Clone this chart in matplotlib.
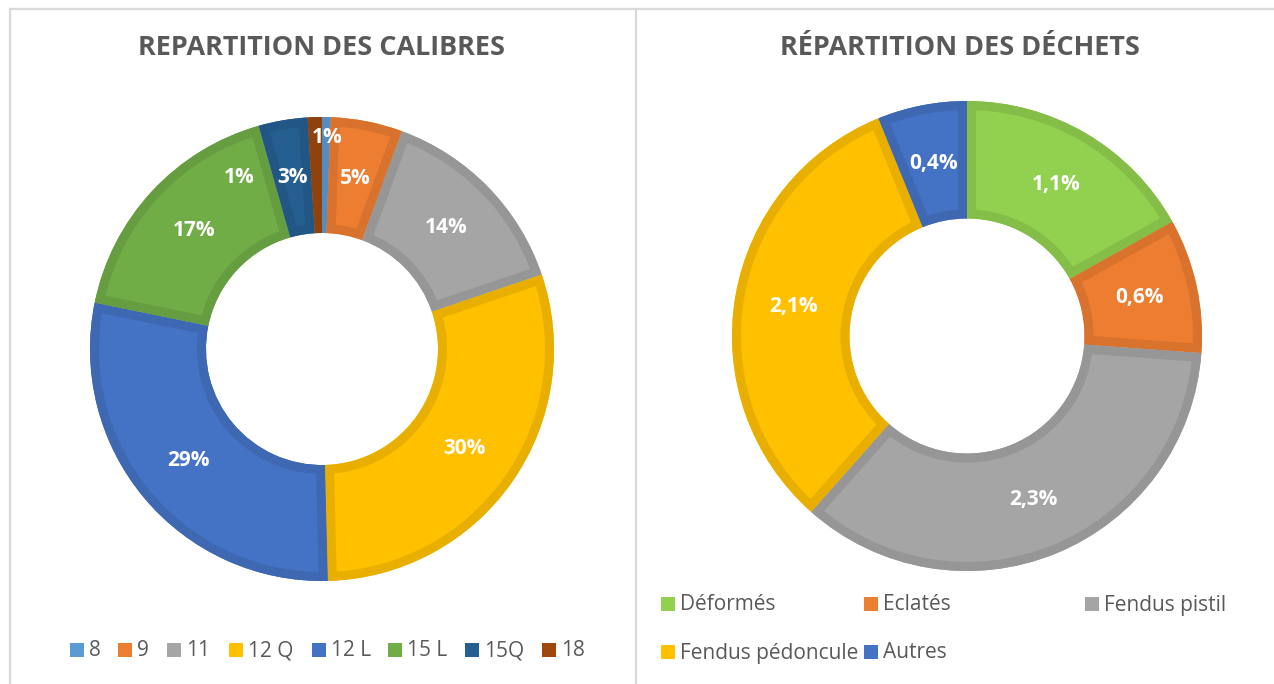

...

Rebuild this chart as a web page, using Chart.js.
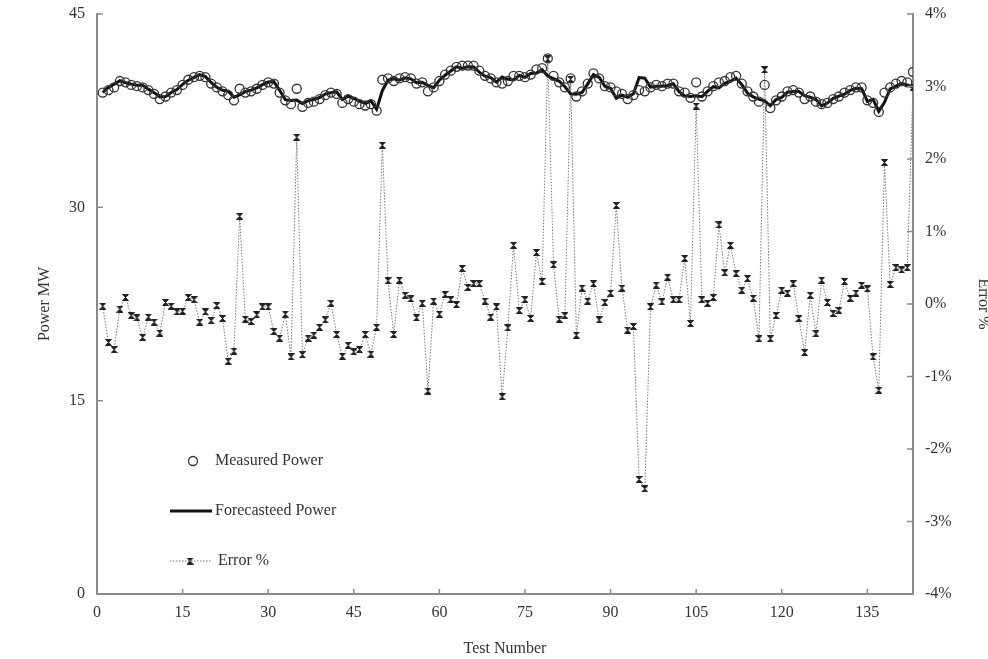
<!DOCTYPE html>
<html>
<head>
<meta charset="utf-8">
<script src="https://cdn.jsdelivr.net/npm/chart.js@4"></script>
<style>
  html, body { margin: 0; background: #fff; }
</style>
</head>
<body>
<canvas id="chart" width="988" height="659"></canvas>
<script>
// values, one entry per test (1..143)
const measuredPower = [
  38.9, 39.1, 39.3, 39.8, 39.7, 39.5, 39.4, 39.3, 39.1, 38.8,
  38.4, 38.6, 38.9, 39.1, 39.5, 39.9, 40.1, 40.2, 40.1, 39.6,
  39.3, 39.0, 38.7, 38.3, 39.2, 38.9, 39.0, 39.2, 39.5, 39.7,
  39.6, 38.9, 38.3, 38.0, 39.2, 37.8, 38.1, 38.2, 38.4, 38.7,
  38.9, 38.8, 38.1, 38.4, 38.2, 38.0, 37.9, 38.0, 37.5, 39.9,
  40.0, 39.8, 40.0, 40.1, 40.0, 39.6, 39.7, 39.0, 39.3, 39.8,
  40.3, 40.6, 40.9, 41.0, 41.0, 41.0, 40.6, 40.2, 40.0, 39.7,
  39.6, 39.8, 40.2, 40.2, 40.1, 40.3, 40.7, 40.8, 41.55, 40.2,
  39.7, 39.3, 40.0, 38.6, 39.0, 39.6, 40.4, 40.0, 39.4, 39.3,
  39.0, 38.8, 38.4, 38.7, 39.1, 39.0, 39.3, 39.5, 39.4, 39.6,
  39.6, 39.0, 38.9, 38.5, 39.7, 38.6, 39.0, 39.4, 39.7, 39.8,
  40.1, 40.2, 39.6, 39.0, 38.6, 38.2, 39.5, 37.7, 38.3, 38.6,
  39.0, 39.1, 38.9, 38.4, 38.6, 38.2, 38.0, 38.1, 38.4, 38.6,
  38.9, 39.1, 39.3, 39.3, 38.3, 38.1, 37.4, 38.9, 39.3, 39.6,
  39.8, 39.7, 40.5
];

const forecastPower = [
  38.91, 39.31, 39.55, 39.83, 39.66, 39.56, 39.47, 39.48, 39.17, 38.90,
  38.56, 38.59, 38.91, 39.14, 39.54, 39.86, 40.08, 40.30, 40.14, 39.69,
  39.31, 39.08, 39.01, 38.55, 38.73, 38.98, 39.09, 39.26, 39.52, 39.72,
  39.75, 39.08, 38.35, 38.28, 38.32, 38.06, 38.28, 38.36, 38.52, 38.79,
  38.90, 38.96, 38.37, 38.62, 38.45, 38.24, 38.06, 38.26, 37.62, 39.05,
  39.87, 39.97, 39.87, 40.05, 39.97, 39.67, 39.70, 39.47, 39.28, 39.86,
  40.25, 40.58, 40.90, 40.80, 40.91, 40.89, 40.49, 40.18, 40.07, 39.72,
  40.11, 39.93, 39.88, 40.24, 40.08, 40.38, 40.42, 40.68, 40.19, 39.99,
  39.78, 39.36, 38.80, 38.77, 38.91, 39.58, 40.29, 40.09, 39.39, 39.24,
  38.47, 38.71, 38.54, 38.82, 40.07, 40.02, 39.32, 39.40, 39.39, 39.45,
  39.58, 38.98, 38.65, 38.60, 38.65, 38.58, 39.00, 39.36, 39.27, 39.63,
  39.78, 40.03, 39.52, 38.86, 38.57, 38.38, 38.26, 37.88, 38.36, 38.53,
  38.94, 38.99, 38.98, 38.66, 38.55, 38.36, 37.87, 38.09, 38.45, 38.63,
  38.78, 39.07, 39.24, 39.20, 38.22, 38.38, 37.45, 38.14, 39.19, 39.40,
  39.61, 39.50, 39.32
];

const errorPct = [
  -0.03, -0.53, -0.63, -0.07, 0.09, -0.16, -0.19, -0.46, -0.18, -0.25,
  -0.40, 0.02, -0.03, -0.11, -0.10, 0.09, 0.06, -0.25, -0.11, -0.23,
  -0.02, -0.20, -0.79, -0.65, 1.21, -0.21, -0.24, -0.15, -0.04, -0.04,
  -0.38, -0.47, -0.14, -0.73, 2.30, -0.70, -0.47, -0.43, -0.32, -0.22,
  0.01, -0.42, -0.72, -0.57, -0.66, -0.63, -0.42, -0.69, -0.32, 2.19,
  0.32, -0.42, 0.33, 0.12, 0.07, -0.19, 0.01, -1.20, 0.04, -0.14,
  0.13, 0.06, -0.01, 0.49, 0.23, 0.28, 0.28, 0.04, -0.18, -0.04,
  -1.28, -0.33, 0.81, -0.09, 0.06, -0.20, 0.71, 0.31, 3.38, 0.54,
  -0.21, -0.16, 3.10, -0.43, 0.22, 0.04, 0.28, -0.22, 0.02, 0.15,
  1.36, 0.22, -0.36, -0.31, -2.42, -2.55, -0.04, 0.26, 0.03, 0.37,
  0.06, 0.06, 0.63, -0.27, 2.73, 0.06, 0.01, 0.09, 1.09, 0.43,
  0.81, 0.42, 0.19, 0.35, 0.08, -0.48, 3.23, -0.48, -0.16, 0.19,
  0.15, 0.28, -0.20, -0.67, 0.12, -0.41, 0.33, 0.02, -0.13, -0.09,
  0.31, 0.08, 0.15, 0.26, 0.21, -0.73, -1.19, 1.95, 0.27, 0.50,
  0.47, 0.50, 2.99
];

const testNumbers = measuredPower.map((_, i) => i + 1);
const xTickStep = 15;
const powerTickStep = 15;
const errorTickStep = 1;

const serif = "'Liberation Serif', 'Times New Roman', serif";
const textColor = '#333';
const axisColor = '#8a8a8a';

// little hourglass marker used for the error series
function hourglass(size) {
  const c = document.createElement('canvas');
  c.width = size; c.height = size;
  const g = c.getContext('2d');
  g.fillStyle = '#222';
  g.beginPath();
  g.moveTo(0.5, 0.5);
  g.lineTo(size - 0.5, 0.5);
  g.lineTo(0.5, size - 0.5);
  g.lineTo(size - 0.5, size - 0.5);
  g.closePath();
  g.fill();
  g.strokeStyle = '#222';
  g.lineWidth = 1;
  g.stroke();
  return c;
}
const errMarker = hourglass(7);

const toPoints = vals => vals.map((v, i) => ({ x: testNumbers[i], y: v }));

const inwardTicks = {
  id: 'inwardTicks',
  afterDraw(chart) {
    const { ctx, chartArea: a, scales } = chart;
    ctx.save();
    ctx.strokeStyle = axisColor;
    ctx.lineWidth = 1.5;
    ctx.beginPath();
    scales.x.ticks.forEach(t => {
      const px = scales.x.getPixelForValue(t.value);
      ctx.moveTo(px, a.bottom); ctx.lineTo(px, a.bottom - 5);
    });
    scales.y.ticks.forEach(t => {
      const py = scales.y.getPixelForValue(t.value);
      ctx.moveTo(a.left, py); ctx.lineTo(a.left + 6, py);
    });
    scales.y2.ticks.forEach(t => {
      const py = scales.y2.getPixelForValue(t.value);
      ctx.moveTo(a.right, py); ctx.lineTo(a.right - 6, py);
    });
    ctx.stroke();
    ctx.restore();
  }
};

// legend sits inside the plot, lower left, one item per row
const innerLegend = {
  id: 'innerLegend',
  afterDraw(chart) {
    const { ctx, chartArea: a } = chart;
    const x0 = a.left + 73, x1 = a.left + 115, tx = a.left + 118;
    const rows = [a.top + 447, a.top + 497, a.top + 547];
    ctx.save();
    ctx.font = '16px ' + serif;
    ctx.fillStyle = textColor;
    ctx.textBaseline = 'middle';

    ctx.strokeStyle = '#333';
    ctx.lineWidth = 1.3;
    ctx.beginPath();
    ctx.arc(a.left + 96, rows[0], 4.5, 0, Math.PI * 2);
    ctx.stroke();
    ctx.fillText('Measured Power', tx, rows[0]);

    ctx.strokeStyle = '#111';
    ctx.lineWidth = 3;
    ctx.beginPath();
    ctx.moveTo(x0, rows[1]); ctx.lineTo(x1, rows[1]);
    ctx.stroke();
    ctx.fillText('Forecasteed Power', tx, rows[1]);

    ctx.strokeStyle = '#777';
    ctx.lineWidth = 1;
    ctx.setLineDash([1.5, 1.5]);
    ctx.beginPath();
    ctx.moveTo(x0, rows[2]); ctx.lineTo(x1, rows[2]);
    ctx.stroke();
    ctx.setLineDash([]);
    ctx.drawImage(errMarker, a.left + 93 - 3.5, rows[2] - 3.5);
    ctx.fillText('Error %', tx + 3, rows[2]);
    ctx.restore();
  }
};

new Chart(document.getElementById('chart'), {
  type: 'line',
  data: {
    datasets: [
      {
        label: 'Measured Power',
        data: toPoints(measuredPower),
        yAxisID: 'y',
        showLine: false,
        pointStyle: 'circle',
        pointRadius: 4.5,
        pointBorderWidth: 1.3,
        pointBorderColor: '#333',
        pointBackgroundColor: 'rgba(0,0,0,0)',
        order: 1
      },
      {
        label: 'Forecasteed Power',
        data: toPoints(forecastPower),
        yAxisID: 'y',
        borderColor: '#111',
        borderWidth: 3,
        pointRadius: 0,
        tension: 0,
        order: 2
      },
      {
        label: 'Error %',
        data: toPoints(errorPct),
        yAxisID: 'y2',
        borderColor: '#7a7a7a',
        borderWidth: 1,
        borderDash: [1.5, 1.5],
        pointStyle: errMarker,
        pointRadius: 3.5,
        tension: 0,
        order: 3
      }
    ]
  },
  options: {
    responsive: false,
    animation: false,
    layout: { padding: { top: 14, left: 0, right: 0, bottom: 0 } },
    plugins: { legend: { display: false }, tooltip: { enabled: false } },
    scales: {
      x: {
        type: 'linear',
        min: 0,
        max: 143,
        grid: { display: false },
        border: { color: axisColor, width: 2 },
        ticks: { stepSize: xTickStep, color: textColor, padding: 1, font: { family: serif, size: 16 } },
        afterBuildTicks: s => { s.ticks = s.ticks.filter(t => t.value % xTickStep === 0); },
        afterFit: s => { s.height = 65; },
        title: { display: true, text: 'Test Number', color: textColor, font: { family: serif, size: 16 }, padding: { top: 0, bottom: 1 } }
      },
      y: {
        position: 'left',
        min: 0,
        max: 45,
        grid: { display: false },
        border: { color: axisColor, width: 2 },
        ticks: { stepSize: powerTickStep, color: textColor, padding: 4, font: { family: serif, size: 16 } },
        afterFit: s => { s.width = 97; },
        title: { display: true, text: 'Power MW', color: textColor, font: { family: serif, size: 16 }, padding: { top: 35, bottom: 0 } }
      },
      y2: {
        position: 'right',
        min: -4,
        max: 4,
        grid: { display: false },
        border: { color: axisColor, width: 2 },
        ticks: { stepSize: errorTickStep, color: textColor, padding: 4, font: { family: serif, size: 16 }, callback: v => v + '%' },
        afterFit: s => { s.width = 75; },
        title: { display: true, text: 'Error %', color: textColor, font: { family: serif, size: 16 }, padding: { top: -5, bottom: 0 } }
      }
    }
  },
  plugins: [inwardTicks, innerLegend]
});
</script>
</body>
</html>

**INSTRUCTIONS FOR THE TASK**
Using the material above, gather every line that includes "this".

**FINAL ANSWER**
Clone this chart in matplotlib.
Rebuild this chart as a web page, using Chart.js.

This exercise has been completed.